Men sentenced for helping parental abductions of children

Two men have been sentenced after being prosecuted in a long-running AFP investigation into a group of people allegedly assisting the parental abduction of children across Australia.

Between 2018 and 2019, nine people were charged by the AFP as part of Operation Noetic.

An 84-year-old Townsville man was today (Friday, 21 August) convicted in the Queensland Magistrates Court and released on a $2000, 18-month good behaviour bond after receiving a recognizance release order.

He pleaded guilty to one count of dealing in the proceedings of crime to the value of $1,000 or more, contrary to section 400.6 of the Criminal Code 1995 (Cth).

This follows the jailing on 12 March 2020 of a 38-year-old Bateau Bay man, who was sentenced to two years imprisonment in the District Court of New South Wales following his guilty plea to the following two offences:

One count of publishing an account of proceedings, contrary to section 121 of the Family Law Act 1975 (Cth).

One count of dealing in the proceedings of crime to the value of $10,000 or more, contrary to section 400.4 of the Criminal Code 1995 (Cth).

The Bateau Bay man maintained a website and social media pages, where he and other alleged offenders published material relating to proceedings before the Family Court of Australia, as well as other harassing and offensive material. For this, he was paid $1,500 by the Townsville man and $28,500 by another alleged offender.

Seven other people charged as part of Operation Noetic are currently before the courts on a variety of offences, including conspiracy to defeat justice, child stealing and stalking.
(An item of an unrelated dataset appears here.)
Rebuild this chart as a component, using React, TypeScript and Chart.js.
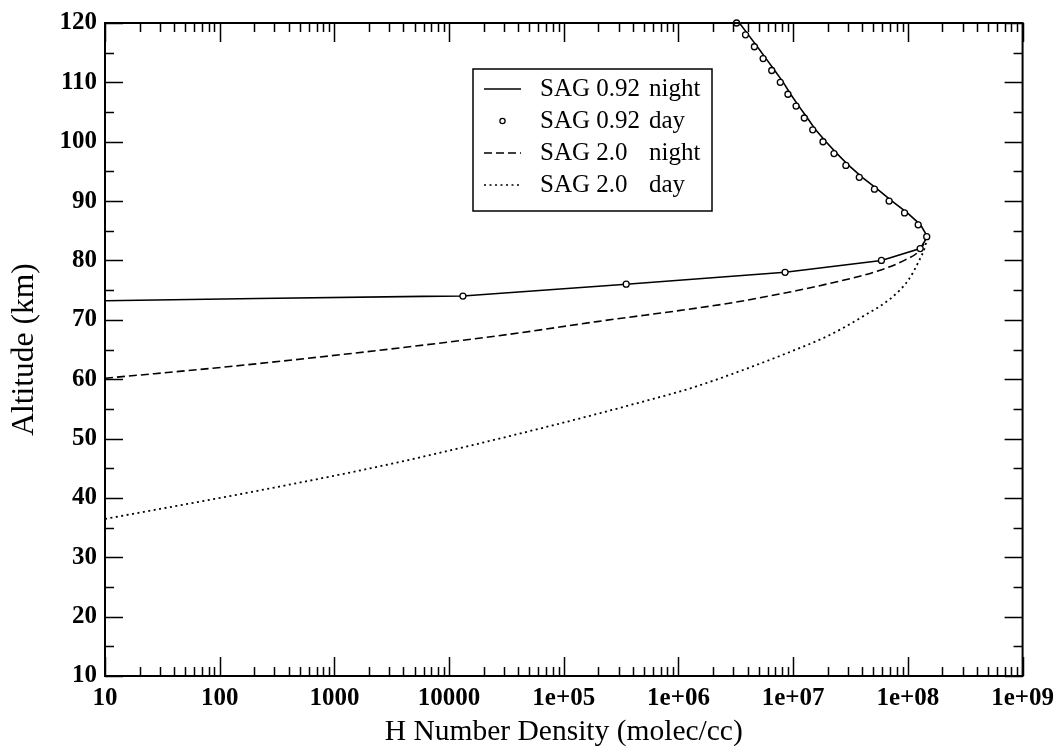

They are scheduled to appear before Brisbane Magistrate's Court next month for a committal hearing.

AFP Commander Crime Paul Osborne, said the men sentenced committed serious criminal offences, intent on undermining the judicial system.

"Laws such as these are designed to safeguard the integrity of our judicial system and to protect those vulnerable people who are involved in proceedings before the Courts, including the Family Court of Australia," Commander Osborne said.

"The AFP will not hesitate to act on criminal offences that ultimately deprive children of the opportunity to lead a normal life, regardless of their particular family situation."